* **Task requirements**
Reproduce every line of the listing as written, apart from the pictures.

---

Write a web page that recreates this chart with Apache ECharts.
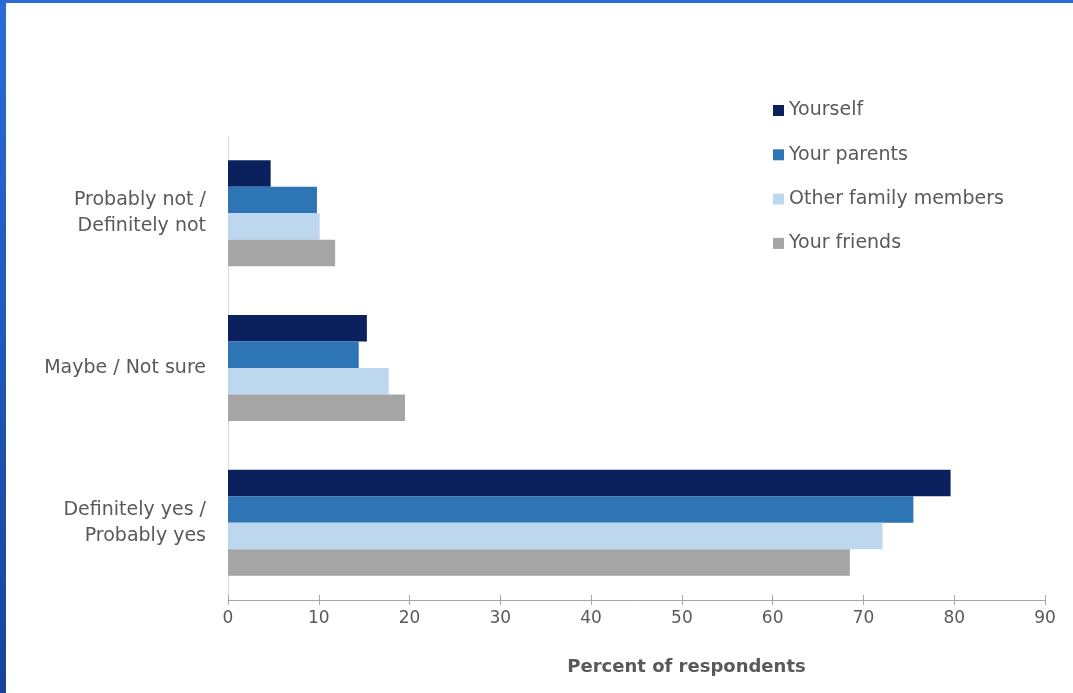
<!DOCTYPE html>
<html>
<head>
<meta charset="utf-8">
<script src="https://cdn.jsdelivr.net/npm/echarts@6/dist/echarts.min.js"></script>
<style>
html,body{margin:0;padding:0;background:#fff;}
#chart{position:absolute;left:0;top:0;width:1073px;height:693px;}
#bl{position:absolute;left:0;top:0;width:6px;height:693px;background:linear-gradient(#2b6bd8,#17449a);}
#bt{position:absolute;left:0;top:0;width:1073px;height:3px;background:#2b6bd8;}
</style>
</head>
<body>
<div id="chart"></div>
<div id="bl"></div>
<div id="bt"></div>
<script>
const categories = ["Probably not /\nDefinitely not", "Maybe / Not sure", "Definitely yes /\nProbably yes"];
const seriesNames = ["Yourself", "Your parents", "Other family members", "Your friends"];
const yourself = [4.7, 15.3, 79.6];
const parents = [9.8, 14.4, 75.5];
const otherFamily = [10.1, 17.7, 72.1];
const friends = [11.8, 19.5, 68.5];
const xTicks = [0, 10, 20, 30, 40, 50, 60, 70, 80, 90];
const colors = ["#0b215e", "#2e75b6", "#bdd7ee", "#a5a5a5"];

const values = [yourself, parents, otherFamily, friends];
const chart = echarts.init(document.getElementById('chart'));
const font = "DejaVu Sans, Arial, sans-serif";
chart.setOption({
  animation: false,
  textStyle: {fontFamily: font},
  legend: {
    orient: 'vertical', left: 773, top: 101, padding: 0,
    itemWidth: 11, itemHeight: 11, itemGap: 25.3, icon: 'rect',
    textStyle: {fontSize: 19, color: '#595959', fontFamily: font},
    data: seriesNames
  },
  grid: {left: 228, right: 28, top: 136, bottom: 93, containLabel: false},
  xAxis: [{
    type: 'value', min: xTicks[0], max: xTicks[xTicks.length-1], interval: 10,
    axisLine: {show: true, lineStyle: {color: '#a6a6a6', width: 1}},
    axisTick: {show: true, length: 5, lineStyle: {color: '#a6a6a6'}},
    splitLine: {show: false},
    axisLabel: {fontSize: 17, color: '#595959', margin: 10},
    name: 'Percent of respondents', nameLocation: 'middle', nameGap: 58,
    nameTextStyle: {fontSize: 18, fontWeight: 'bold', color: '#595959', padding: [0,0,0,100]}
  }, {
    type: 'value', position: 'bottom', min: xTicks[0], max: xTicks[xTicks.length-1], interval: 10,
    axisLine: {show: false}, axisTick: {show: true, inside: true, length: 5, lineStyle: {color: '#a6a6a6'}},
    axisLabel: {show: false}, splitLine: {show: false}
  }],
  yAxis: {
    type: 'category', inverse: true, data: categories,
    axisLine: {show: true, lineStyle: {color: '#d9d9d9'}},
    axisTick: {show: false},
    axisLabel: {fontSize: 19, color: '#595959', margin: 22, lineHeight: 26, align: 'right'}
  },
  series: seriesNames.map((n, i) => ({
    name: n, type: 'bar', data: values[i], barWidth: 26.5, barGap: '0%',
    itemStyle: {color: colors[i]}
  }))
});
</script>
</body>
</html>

---

* **Exercise output**
Write a web page that recreates this chart with Apache ECharts.
<!DOCTYPE html>
<html>
<head>
<meta charset="utf-8">
<script src="https://cdn.jsdelivr.net/npm/echarts@6/dist/echarts.min.js"></script>
<style>
html,body{margin:0;padding:0;background:#fff;}
#chart{position:absolute;left:0;top:0;width:1073px;height:693px;}
#bl{position:absolute;left:0;top:0;width:6px;height:693px;background:linear-gradient(#2b6bd8,#17449a);}
#bt{position:absolute;left:0;top:0;width:1073px;height:3px;background:#2b6bd8;}
</style>
</head>
<body>
<div id="chart"></div>
<div id="bl"></div>
<div id="bt"></div>
<script>
const categories = ["Probably not /\nDefinitely not", "Maybe / Not sure", "Definitely yes /\nProbably yes"];
const seriesNames = ["Yourself", "Your parents", "Other family members", "Your friends"];
const yourself = [4.7, 15.3, 79.6];
const parents = [9.8, 14.4, 75.5];
const otherFamily = [10.1, 17.7, 72.1];
const friends = [11.8, 19.5, 68.5];
const xTicks = [0, 10, 20, 30, 40, 50, 60, 70, 80, 90];
const colors = ["#0b215e", "#2e75b6", "#bdd7ee", "#a5a5a5"];

const values = [yourself, parents, otherFamily, friends];
const chart = echarts.init(document.getElementById('chart'));
const font = "DejaVu Sans, Arial, sans-serif";
chart.setOption({
  animation: false,
  textStyle: {fontFamily: font},
  legend: {
    orient: 'vertical', left: 773, top: 101, padding: 0,
    itemWidth: 11, itemHeight: 11, itemGap: 25.3, icon: 'rect',
    textStyle: {fontSize: 19, color: '#595959', fontFamily: font},
    data: seriesNames
  },
  grid: {left: 228, right: 28, top: 136, bottom: 93, containLabel: false},
  xAxis: [{
    type: 'value', min: xTicks[0], max: xTicks[xTicks.length-1], interval: 10,
    axisLine: {show: true, lineStyle: {color: '#a6a6a6', width: 1}},
    axisTick: {show: true, length: 5, lineStyle: {color: '#a6a6a6'}},
    splitLine: {show: false},
    axisLabel: {fontSize: 17, color: '#595959', margin: 10},
    name: 'Percent of respondents', nameLocation: 'middle', nameGap: 58,
    nameTextStyle: {fontSize: 18, fontWeight: 'bold', color: '#595959', padding: [0,0,0,100]}
  }, {
    type: 'value', position: 'bottom', min: xTicks[0], max: xTicks[xTicks.length-1], interval: 10,
    axisLine: {show: false}, axisTick: {show: true, inside: true, length: 5, lineStyle: {color: '#a6a6a6'}},
    axisLabel: {show: false}, splitLine: {show: false}
  }],
  yAxis: {
    type: 'category', inverse: true, data: categories,
    axisLine: {show: true, lineStyle: {color: '#d9d9d9'}},
    axisTick: {show: false},
    axisLabel: {fontSize: 19, color: '#595959', margin: 22, lineHeight: 26, align: 'right'}
  },
  series: seriesNames.map((n, i) => ({
    name: n, type: 'bar', data: values[i], barWidth: 26.5, barGap: '0%',
    itemStyle: {color: colors[i]}
  }))
});
</script>
</body>
</html>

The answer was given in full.